Single by Papa Roach

from the album Getting Away with Murder
- Released: July 19, 2004
- Length: 3:12
- Label: Geffen
- Songwriters: Jacoby Shaddix; Tobin Esperance; Jerry Horton;
- Producer: Howard Benson

Papa Roach singles chronology
| "Time and Time Again" (2002) | "Getting Away with Murder" (2004) | "Scars" (2004) |

Music video
- "Getting Away with Murder" on YouTube

= Getting Away with Murder (song) =

"Getting Away with Murder" is the first single from the band Papa Roach's fourth studio album, Getting Away with Murder. The song shows the band's new sound and features no rapping at all, something that was used in Papa Roach's previous singles.

The song is also the former theme song for WWE Tough Enough. It was featured in the 2004 video game MechAssault 2: Lone Wolf It was also featured in the video game MX vs. ATV Unleashed in 2005. A "clean" remix of the song called "Getting Away With... (Gran Turismo 4 Vrenna/Walsh Remix)" was featured in Gran Turismo 4; it was a bit faster, had the heavily distorted guitars toned down, and had a backing whisper of the words "getting away" instead of "..with murder".

==Background==
"I wrote it so you can take it in different ways", said singer Jacoby Shaddix. "It can be about when you're doing some shit behind some people in your life's backs and they don't know about it but it makes you feel like shit, which I've done. But it can also be about what's going on right now in the political world (in the Middle East), or about these big, huge corporations who are so corrupt".

==Music video==
The video is performance-based, showing the band playing in a stock exchange hall with references filled with fans (including sexual imagery which led the band's lead singer Jacoby Shaddix to describe the video as "stocks and bondage" in an MTV2 interview). It was directed by Motion Theory.

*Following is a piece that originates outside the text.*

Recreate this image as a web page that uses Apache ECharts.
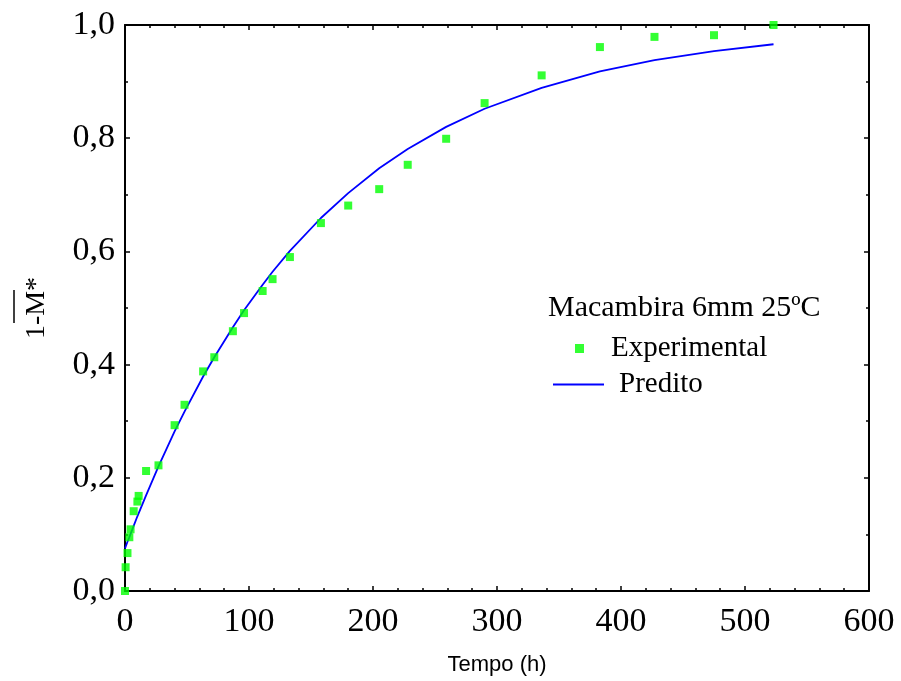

- In the opening twenty seconds, all of the band members are shown as workers in the stock exchange.
- There are references to WarGames, Florida and Global Thermonuclear War calculations on the display screens in the background. Occasionally messages flash up during the video: "In God we trust" appears as a message, and then alternates between that and "In guns we trust" as well as "In oil we trust". "Murder accomplished" is the last one to appear. It alternates between "Murder" and "Mission" accomplished. The characters in the big screen in the background also change shape periodically to resemble the U.S. flag. Fighter jets, tic-tac-toe boards, and multiple copies of the skull and crossbones materialize on the big screen, as well as maps of the world and flying dots representing missiles. There are also Trading Places references too. Other messages appearing on the display screens in the background include WMD (weapons of mass destruction), MRDR (murder), EVLL (evil), NRON (Enron), 'BSH' and 'CHNY'.
- The badges worn by the Stock exchange employees say 'SADM', 'NRA', 'CHNY', '4OIL' and 'NRON'.
- In the last two shots, the entire band can be seen with their hands and face covered in blood and Shaddix drops his microphone suddenly as if just realizing he has done something wrong.
- Lead singer, Jacoby Shaddix said he wanted the music video to be "political and sexy".

==Track listing==

| No. | Title | Length |
|---|---|---|
| 1. | "Getting Away with Murder" |  |
| 2. | "Harder Than a Coffin Nail" |  |
| 3. | "Anxiety" |  |
| 4. | "Getting Away with Murder" (video) |  |
| 5. | "Chronicles of Riddick Trailer" (video) |  |

==Charts==

===Weekly charts===

Weekly chart performance for "Getting Away with Murder"
| Chart (2004) | Peak position |
|---|---|
| Austria (Ö3 Austria Top 40) | 28 |
| Canada Rock Top 30 (Radio & Records) | 9 |
| Germany (GfK) | 38 |
| Netherlands (Single Top 100) | 89 |
| Scottish Singles Sales (Official Charts) | 53 |
| UK Singles (Official Charts) | 45 |
| UK Rock & Metal (Official Charts) | 2 |
| US Billboard Hot 100 | 69 |
| US Alternative Airplay (Billboard) | 4 |
| US Mainstream Rock (Billboard) | 2 |

===Year-end charts===

2004 year-end chart performance for "Getting Away with Murder"
| Chart (2004) | Position |
|---|---|
| US Mainstream Rock Tracks (Billboard) | 20 |
| US Modern Rock Tracks (Billboard) | 31 |

2005 year-end chart performance for "Getting Away with Murder"
| Chart (2005) | Position |
|---|---|
| US Mainstream Rock Tracks (Billboard) | 20 |
| US Modern Rock Tracks (Billboard) | 71 |

==Certifications==

Certifications for "Getting Away with Murder"
| Region | Certification | Certified units/sales |
| United States (RIAA) | Platinum | 1,000,000^{‡} |
^{‡} Sales+streaming figures based on certification alone.